The problem with the K coefficient vector approach is that the parameters are not identified in the statistical sense. Basically, if you subtract β[k] from all the coefficient vectors (leaving β[k] = 0), you get exactly the same predictions. Zero-centered (or other) priors can identify unique solutions that minimize coefficient values. Gaussian priors (aka L2 regularization) always leads to a unique solution. Laplace priors might not. Imagine a very simple binary (outcomes K = 2) single regression (dimensions n = 1), and the vector β[1] = 1.0 in the K-1 coefficient coding, which implicitly sets β[2] = 0.0. For an input x, we get

p(c[1]|x) = exp(x * 1.0) / ( exp(x * 1.0) + exp(x * 0.0) )

p(c[2]|x) = exp(x * 0.0) / ( exp(x * 1.0) + exp(x * 0.0) ).

We get the same results with the K-vector coefficient encoding, taking β[1] = 0.5 and β[2] = -0.5, namely

p(c[1]|x) = exp(x * 0.5) / ( exp(x * 0.5) + exp(x * -0.5) )

p(c[2]|x) = exp(x * -0.5) / ( exp(x * 0.5) + exp(x * -0.5) )

(To see the equivalence, multiply the numerator and denominator of the second set of equations by exp(x*0.5). )

Coefficients of 0.5 and -0.5 are more likely in a zero-centered Gaussian prior (L2 regularization) than coefficients of 1.0 and 0.0, but have the same likelihood under a Laplace prior (L1 regularization).

Sampling approaches to modeling the posterior distribution p(θ|X) are more problematic, because the usual measures of Gibbs sampler convergence (e.g. R hat) won't work. The usual solution is to monitor the K-1 dimensional transform, because that is identified.
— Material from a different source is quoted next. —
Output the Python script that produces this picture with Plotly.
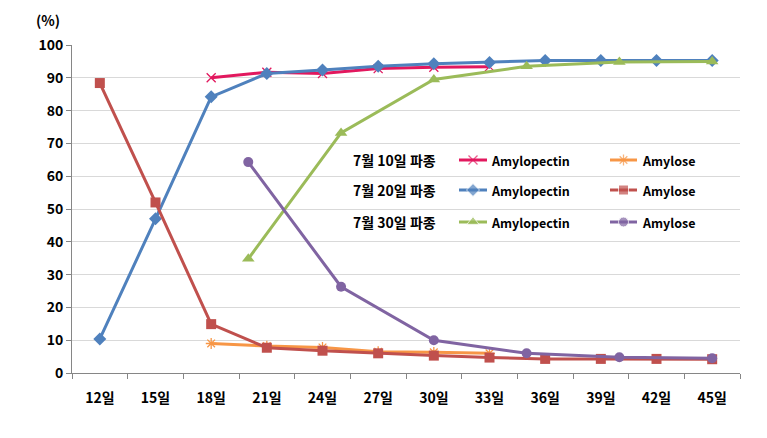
import plotly.graph_objects as go

# Data
day_labels = ["12일", "15일", "18일", "21일", "24일", "27일", "30일", "33일", "36일", "39일", "42일", "45일"]
days_all = [12, 15, 18, 21, 24, 27, 30, 33, 36, 39, 42, 45]

days_0710 = [18, 21, 24, 27, 30, 33]
amylopectin_0710 = [90.0, 91.7, 91.3, 92.8, 93.2, 93.4]
amylose_0710 = [9.0, 8.2, 7.8, 6.5, 6.3, 6.0]

days_0720 = days_all
amylopectin_0720 = [10.4, 47.0, 84.2, 91.3, 92.4, 93.5, 94.3, 94.7, 95.3, 95.3, 95.3, 95.3]
amylose_0720 = [88.4, 52.0, 14.9, 7.7, 6.8, 6.0, 5.3, 4.7, 4.3, 4.3, 4.3, 4.2]

days_0730 = [20, 25, 30, 35, 40, 45]
amylopectin_0730 = [34.8, 73.2, 89.5, 93.5, 94.8, 95.0]
amylose_0730 = [64.3, 26.3, 10.0, 6.0, 4.8, 4.5]

row_labels = ["7월 10일 파종", "7월 20일 파종", "7월 30일 파종"]
component_names = ["Amylopectin", "Amylose"]

FONT = "Noto Sans CJK KR"
C_PINK = "#E2185E"
C_ORANGE = "#F79646"
C_BLUE = "#4F81BD"
C_RED = "#C0504D"
C_GREEN = "#9BBB59"
C_PURPLE = "#8064A2"

# page body has an 8px default margin; compensate so the window layout matches
OFF = 8
WIN_W, WIN_H = 767, 438
W, H = WIN_W - OFF, WIN_H - OFF
L, T = 72 - OFF, 45 - OFF
R = W - (740 - OFF)
B = H - (373 - OFF)
PW = W - L - R
PH = H - T - B

fig = go.Figure()

series = [
    (days_0710, amylopectin_0710, C_PINK, "x-thin", 9, 0, 0),
    (days_0710, amylose_0710, C_ORANGE, "asterisk", 9, 0, 1),
    (days_0720, amylopectin_0720, C_BLUE, "diamond", 10, 1, 0),
    (days_0720, amylose_0720, C_RED, "square", 10, 1, 1),
    (days_0730, amylopectin_0730, C_GREEN, "triangle-up", 11, 2, 0),
    (days_0730, amylose_0730, C_PURPLE, "circle", 10, 2, 1),
]

def marker_of(color, symbol, size):
    m = dict(symbol=symbol, size=size, color=color)
    if symbol in ("x-thin", "asterisk"):
        m["line"] = dict(color=color, width=1.3)
    return m

for x, y, color, symbol, size, row, col in series:
    fig.add_trace(go.Scatter(
        x=x, y=y, name=f"{row_labels[row]} {component_names[col]}",
        mode="lines+markers", line=dict(color=color, width=3),
        marker=marker_of(color, symbol, size), showlegend=False,
    ))

# Manual legend (grid layout) drawn on an overlay axis in pixel units (window coords)
row_y = [160, 190, 222]
col_sample_x = [(459, 487), (610, 637)]
col_text_x = [489, 640]
row_text_x = 351

def px_x(xw):
    return xw - 72

def px_y(yw):
    return 373 - yw

annotations = []
for x, y, color, symbol, size, row, col in series:
    x0, x1 = col_sample_x[col]
    yy = px_y(row_y[row])
    m = marker_of(color, symbol, size)
    m["size"] = [0, size, 0]
    fig.add_trace(go.Scatter(
        x=[px_x(x0), px_x((x0 + x1) / 2), px_x(x1)], y=[yy, yy, yy],
        xaxis="x2", yaxis="y2", mode="lines+markers",
        line=dict(color=color, width=3), marker=m,
        showlegend=False, hoverinfo="skip",
    ))
    annotations.append(dict(
        text=component_names[col], xref="x2", yref="y2",
        x=px_x(col_text_x[col]), y=yy, xanchor="left", yanchor="middle",
        showarrow=False, font=dict(family=FONT, size=12.5, color="#000", weight="bold"),
    ))
for i, lab in enumerate(row_labels):
    annotations.append(dict(
        text=lab, xref="x2", yref="y2",
        x=px_x(row_text_x), y=px_y(row_y[i]), xanchor="left", yanchor="middle",
        showarrow=False, font=dict(family=FONT, size=14, color="#000", weight="bold"),
    ))
annotations.append(dict(
    text="(%)", xref="paper", yref="paper",
    x=px_x(48) / PW, y=px_y(8) / PH,
    xanchor="center", yanchor="top", showarrow=False,
    font=dict(family=FONT, size=14, color="#000", weight="bold"),
))

fig.update_layout(
    width=W, height=H,
    margin=dict(l=L, r=R, t=T, b=B, autoexpand=False),
    plot_bgcolor="white", paper_bgcolor="white",
    font=dict(family=FONT, size=14, color="#000"),
    showlegend=False,
    xaxis=dict(
        range=[10.5, 46.5],
        tickmode="array", tickvals=days_all, ticktext=day_labels,
        ticks="outside", ticklen=12, tickcolor="rgba(0,0,0,0)",
        showgrid=False, zeroline=False,
        showline=True, linecolor="#868686", linewidth=1,
        tickfont=dict(family=FONT, size=14, color="#000", weight="bold"),
        minor=dict(tickmode="linear", tick0=10.5, dtick=3, ticks="outside",
                   ticklen=5, tickcolor="#868686", showgrid=False),
    ),
    yaxis=dict(
        range=[0, 100], dtick=10,
        ticks="outside", ticklen=5, tickcolor="#868686",
        showgrid=True, gridcolor="#D9D9D9", gridwidth=1,
        zeroline=False,
        showline=True, linecolor="#868686", linewidth=1,
        tickfont=dict(family=FONT, size=14, color="#000", weight="bold"),
    ),
    xaxis2=dict(range=[0, PW], overlaying="x", visible=False, fixedrange=True),
    yaxis2=dict(range=[0, PH], overlaying="y", visible=False, fixedrange=True),
    annotations=annotations,
)

fig.write_html("out.html")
Using a Single Coefficient Vector

What always throws me when I read max entropy presentations is that they don't use K or K-1 vectors, they use a single vector, with a different kind of feature extraction. Specifically, there's a different input feature vector for each category, traditionally written φ(c[k],e) for input e and category c[k]. Recall that the usual set up in logistic regression is to use a single feature extractor ψ(e) that is independent of category (the value of ψ(e) is the input vector x we used above before talking about feature extraction). Now with K vectors for input e, φ(c[1],e) through φ(c[K],e), we have a single coefficient vector β and we model probabilities p(c[k]|e) as being proportional to φ(c[k],e) * β.

It's easy to code the usual logistic setup in the max entropy pattern. Just set β = β[1],…,β[K] and set φ(c[k],e) to 0,0,…ψ(c[k]),…,0. Going the other way around doesn't work, because there may be features extracted by more general φ that can't be replicated in the usual logistic setup.

I asked Hal Daumé III when he was in town if people used this flexibility in the models. He said usually not, but he did mention one case he'd seen, which is in first-order CRFs, where the conditioning is on the previous category as well as the entire input string. He said he'd seen people code up the feature "my tag is the same as the previous tag", which is not something you can code directly in the logistic setting. There, you can only get "is my tag T and is the previous tag T" duplicated for every tag T.

Are there other examples?

Is it worth implementing the more general feature extraction case?